>> Begin
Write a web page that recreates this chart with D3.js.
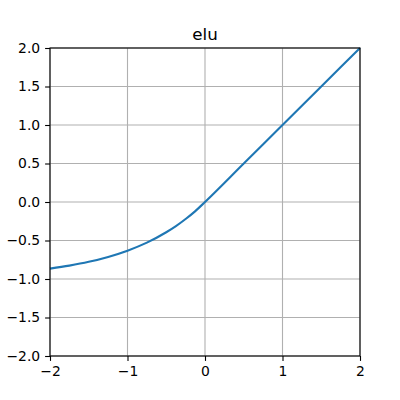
<!DOCTYPE html>
<html>
<head>
<meta charset="utf-8">
<script src="https://cdn.jsdelivr.net/npm/d3@7"></script>
<style>
body { margin: 0; background: #fff; }
svg { display: block; font-family: "DejaVu Sans", sans-serif; }
</style>
</head>
<body>
<svg width="400" height="400"></svg>
<script>
// values
const xs = [-2, -1.75, -1.5, -1.25, -1, -0.75, -0.5, -0.375, -0.25, -0.125, 0, 0.5, 1, 1.5, 2];
const ys = [-0.865, -0.826, -0.777, -0.713, -0.632, -0.528, -0.393, -0.313, -0.221, -0.118, 0, 0.5, 1, 1.5, 2];
const xTicks = [-2, -1, 0, 1, 2];
const yTicks = [-2.0, -1.5, -1.0, -0.5, 0.0, 0.5, 1.0, 1.5, 2.0];
const title = "elu";

const margin = {top: 48, right: 40, bottom: 44, left: 50};
const width = 400 - margin.left - margin.right;
const height = 400 - margin.top - margin.bottom;

const svg = d3.select('svg');
const chart = svg.append('g')
    .attr('transform', 'translate(' + margin.left + ',' + margin.top + ')');

const x = d3.scaleLinear().domain([-2, 2]).range([0, width]);
const y = d3.scaleLinear().domain([-2, 2]).range([height, 0]);

// grid
chart.selectAll('.gx').data(xTicks).enter().append('line')
    .attr('x1', d => x(d)).attr('x2', d => x(d))
    .attr('y1', 0).attr('y2', height)
    .attr('stroke', '#b0b0b0').attr('stroke-width', 1.1);
chart.selectAll('.gy').data(yTicks).enter().append('line')
    .attr('x1', 0).attr('x2', width)
    .attr('y1', d => y(d)).attr('y2', d => y(d))
    .attr('stroke', '#b0b0b0').attr('stroke-width', 1.1);

const minus = s => s.replace('-', '\u2212');
const xAxis = d3.axisBottom(x).tickValues(xTicks).tickSize(4.9).tickPadding(4.9)
    .tickFormat(d => minus(d3.format('d')(d)));
const yAxis = d3.axisLeft(y).tickValues(yTicks).tickSize(4.9).tickPadding(4.9)
    .tickFormat(d => minus(d3.format('.1f')(d)));

const styleAxis = g => {
    g.select('.domain').remove();
    g.selectAll('line').attr('stroke', '#000').attr('stroke-width', 1.1);
    g.selectAll('text').attr('fill', '#000').style('font-size', '13.9px')
        .style('font-family', '"DejaVu Sans", sans-serif');
};

chart.append('g').attr('transform', 'translate(0,' + height + ')').call(xAxis).call(styleAxis);
chart.append('g').call(yAxis).call(styleAxis);

const line = d3.line().x(d => x(d[0])).y(d => y(d[1])).curve(d3.curveMonotoneX);
chart.append('path')
    .datum(xs.map((v, i) => [v, ys[i]]))
    .attr('fill', 'none')
    .attr('stroke', '#1f77b4')
    .attr('stroke-width', 2.1)
    .attr('d', line);

// frame
chart.append('rect')
    .attr('width', width).attr('height', height)
    .attr('fill', 'none').attr('stroke', '#000').attr('stroke-width', 1.1);

chart.append('text')
    .attr('x', width / 2).attr('y', -8.3)
    .attr('text-anchor', 'middle')
    .style('font-size', '16.7px')
    .text(title);
</script>
</body>
</html>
>> End
» **STATED PROBLEM**
Without the pictures, print the whole listing exactly as given.

» **SOLUTION**
Write a web page that recreates this chart with D3.js.
<!DOCTYPE html>
<html>
<head>
<meta charset="utf-8">
<script src="https://cdn.jsdelivr.net/npm/d3@7"></script>
<style>
body { margin: 0; background: #fff; }
svg { display: block; font-family: "DejaVu Sans", sans-serif; }
</style>
</head>
<body>
<svg width="400" height="400"></svg>
<script>
// values
const xs = [-2, -1.75, -1.5, -1.25, -1, -0.75, -0.5, -0.375, -0.25, -0.125, 0, 0.5, 1, 1.5, 2];
const ys = [-0.865, -0.826, -0.777, -0.713, -0.632, -0.528, -0.393, -0.313, -0.221, -0.118, 0, 0.5, 1, 1.5, 2];
const xTicks = [-2, -1, 0, 1, 2];
const yTicks = [-2.0, -1.5, -1.0, -0.5, 0.0, 0.5, 1.0, 1.5, 2.0];
const title = "elu";

const margin = {top: 48, right: 40, bottom: 44, left: 50};
const width = 400 - margin.left - margin.right;
const height = 400 - margin.top - margin.bottom;

const svg = d3.select('svg');
const chart = svg.append('g')
    .attr('transform', 'translate(' + margin.left + ',' + margin.top + ')');

const x = d3.scaleLinear().domain([-2, 2]).range([0, width]);
const y = d3.scaleLinear().domain([-2, 2]).range([height, 0]);

// grid
chart.selectAll('.gx').data(xTicks).enter().append('line')
    .attr('x1', d => x(d)).attr('x2', d => x(d))
    .attr('y1', 0).attr('y2', height)
    .attr('stroke', '#b0b0b0').attr('stroke-width', 1.1);
chart.selectAll('.gy').data(yTicks).enter().append('line')
    .attr('x1', 0).attr('x2', width)
    .attr('y1', d => y(d)).attr('y2', d => y(d))
    .attr('stroke', '#b0b0b0').attr('stroke-width', 1.1);

const minus = s => s.replace('-', '\u2212');
const xAxis = d3.axisBottom(x).tickValues(xTicks).tickSize(4.9).tickPadding(4.9)
    .tickFormat(d => minus(d3.format('d')(d)));
const yAxis = d3.axisLeft(y).tickValues(yTicks).tickSize(4.9).tickPadding(4.9)
    .tickFormat(d => minus(d3.format('.1f')(d)));

const styleAxis = g => {
    g.select('.domain').remove();
    g.selectAll('line').attr('stroke', '#000').attr('stroke-width', 1.1);
    g.selectAll('text').attr('fill', '#000').style('font-size', '13.9px')
        .style('font-family', '"DejaVu Sans", sans-serif');
};

chart.append('g').attr('transform', 'translate(0,' + height + ')').call(xAxis).call(styleAxis);
chart.append('g').call(yAxis).call(styleAxis);

const line = d3.line().x(d => x(d[0])).y(d => y(d[1])).curve(d3.curveMonotoneX);
chart.append('path')
    .datum(xs.map((v, i) => [v, ys[i]]))
    .attr('fill', 'none')
    .attr('stroke', '#1f77b4')
    .attr('stroke-width', 2.1)
    .attr('d', line);

// frame
chart.append('rect')
    .attr('width', width).attr('height', height)
    .attr('fill', 'none').attr('stroke', '#000').attr('stroke-width', 1.1);

chart.append('text')
    .attr('x', width / 2).attr('y', -8.3)
    .attr('text-anchor', 'middle')
    .style('font-size', '16.7px')
    .text(title);
</script>
</body>
</html>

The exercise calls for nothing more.